# WHAT YOU HAVE TO DO
Reproduce the listing exactly, with no pictures in your copy.

# GIVEN INFORMATION
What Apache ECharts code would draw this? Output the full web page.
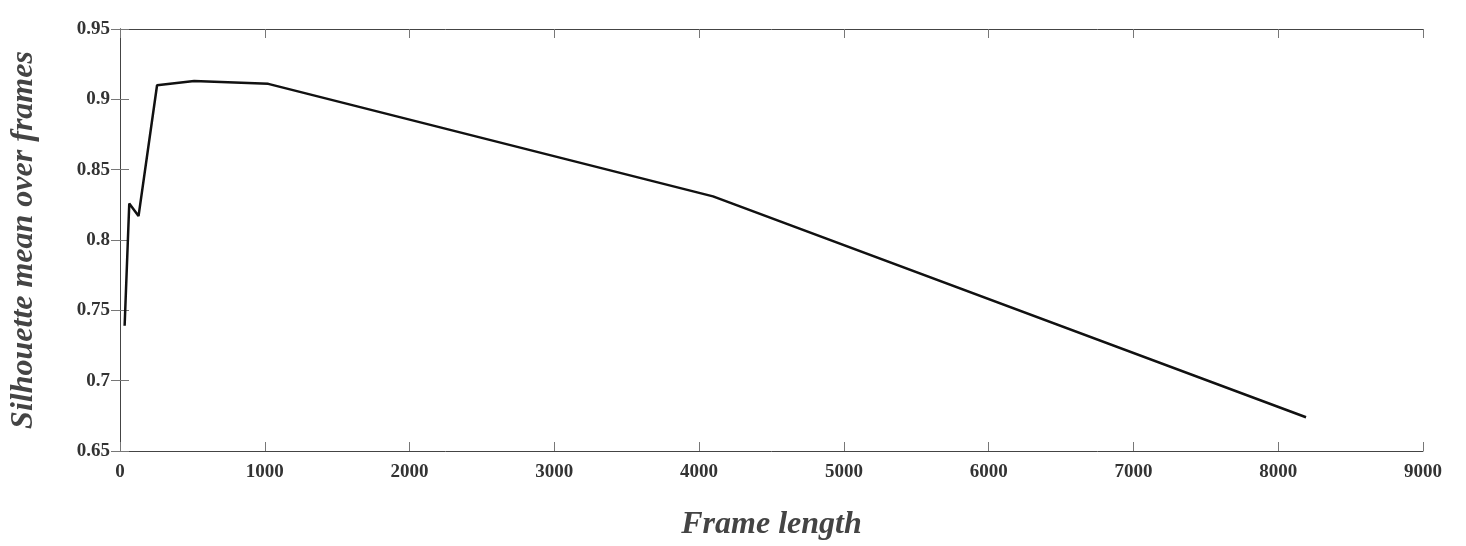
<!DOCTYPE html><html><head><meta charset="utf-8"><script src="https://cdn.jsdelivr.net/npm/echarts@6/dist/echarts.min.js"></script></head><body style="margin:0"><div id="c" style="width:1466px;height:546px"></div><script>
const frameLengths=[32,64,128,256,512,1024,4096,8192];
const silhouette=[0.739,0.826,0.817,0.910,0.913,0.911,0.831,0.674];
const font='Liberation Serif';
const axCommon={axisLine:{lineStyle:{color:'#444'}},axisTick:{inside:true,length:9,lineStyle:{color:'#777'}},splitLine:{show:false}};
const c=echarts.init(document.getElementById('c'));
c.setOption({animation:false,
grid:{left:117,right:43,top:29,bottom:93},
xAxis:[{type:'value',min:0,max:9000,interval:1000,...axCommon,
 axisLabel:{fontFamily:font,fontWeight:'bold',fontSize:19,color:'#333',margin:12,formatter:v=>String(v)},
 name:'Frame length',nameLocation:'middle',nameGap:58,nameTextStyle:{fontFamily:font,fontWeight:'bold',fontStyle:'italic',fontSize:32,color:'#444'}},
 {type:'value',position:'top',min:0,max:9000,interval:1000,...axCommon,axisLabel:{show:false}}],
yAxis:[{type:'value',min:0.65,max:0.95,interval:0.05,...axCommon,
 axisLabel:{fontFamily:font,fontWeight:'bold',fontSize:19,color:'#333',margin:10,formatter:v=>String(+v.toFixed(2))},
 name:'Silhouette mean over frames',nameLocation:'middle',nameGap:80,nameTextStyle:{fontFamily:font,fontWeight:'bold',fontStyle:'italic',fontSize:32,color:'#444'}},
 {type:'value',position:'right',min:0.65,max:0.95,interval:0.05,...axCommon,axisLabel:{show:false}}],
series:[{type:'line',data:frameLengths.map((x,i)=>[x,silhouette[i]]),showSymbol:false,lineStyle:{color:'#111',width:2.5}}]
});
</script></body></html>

# TASK RESULT
What Apache ECharts code would draw this? Output the full web page.
<!DOCTYPE html><html><head><meta charset="utf-8"><script src="https://cdn.jsdelivr.net/npm/echarts@6/dist/echarts.min.js"></script></head><body style="margin:0"><div id="c" style="width:1466px;height:546px"></div><script>
const frameLengths=[32,64,128,256,512,1024,4096,8192];
const silhouette=[0.739,0.826,0.817,0.910,0.913,0.911,0.831,0.674];
const font='Liberation Serif';
const axCommon={axisLine:{lineStyle:{color:'#444'}},axisTick:{inside:true,length:9,lineStyle:{color:'#777'}},splitLine:{show:false}};
const c=echarts.init(document.getElementById('c'));
c.setOption({animation:false,
grid:{left:117,right:43,top:29,bottom:93},
xAxis:[{type:'value',min:0,max:9000,interval:1000,...axCommon,
 axisLabel:{fontFamily:font,fontWeight:'bold',fontSize:19,color:'#333',margin:12,formatter:v=>String(v)},
 name:'Frame length',nameLocation:'middle',nameGap:58,nameTextStyle:{fontFamily:font,fontWeight:'bold',fontStyle:'italic',fontSize:32,color:'#444'}},
 {type:'value',position:'top',min:0,max:9000,interval:1000,...axCommon,axisLabel:{show:false}}],
yAxis:[{type:'value',min:0.65,max:0.95,interval:0.05,...axCommon,
 axisLabel:{fontFamily:font,fontWeight:'bold',fontSize:19,color:'#333',margin:10,formatter:v=>String(+v.toFixed(2))},
 name:'Silhouette mean over frames',nameLocation:'middle',nameGap:80,nameTextStyle:{fontFamily:font,fontWeight:'bold',fontStyle:'italic',fontSize:32,color:'#444'}},
 {type:'value',position:'right',min:0.65,max:0.95,interval:0.05,...axCommon,axisLabel:{show:false}}],
series:[{type:'line',data:frameLengths.map((x,i)=>[x,silhouette[i]]),showSymbol:false,lineStyle:{color:'#111',width:2.5}}]
});
</script></body></html>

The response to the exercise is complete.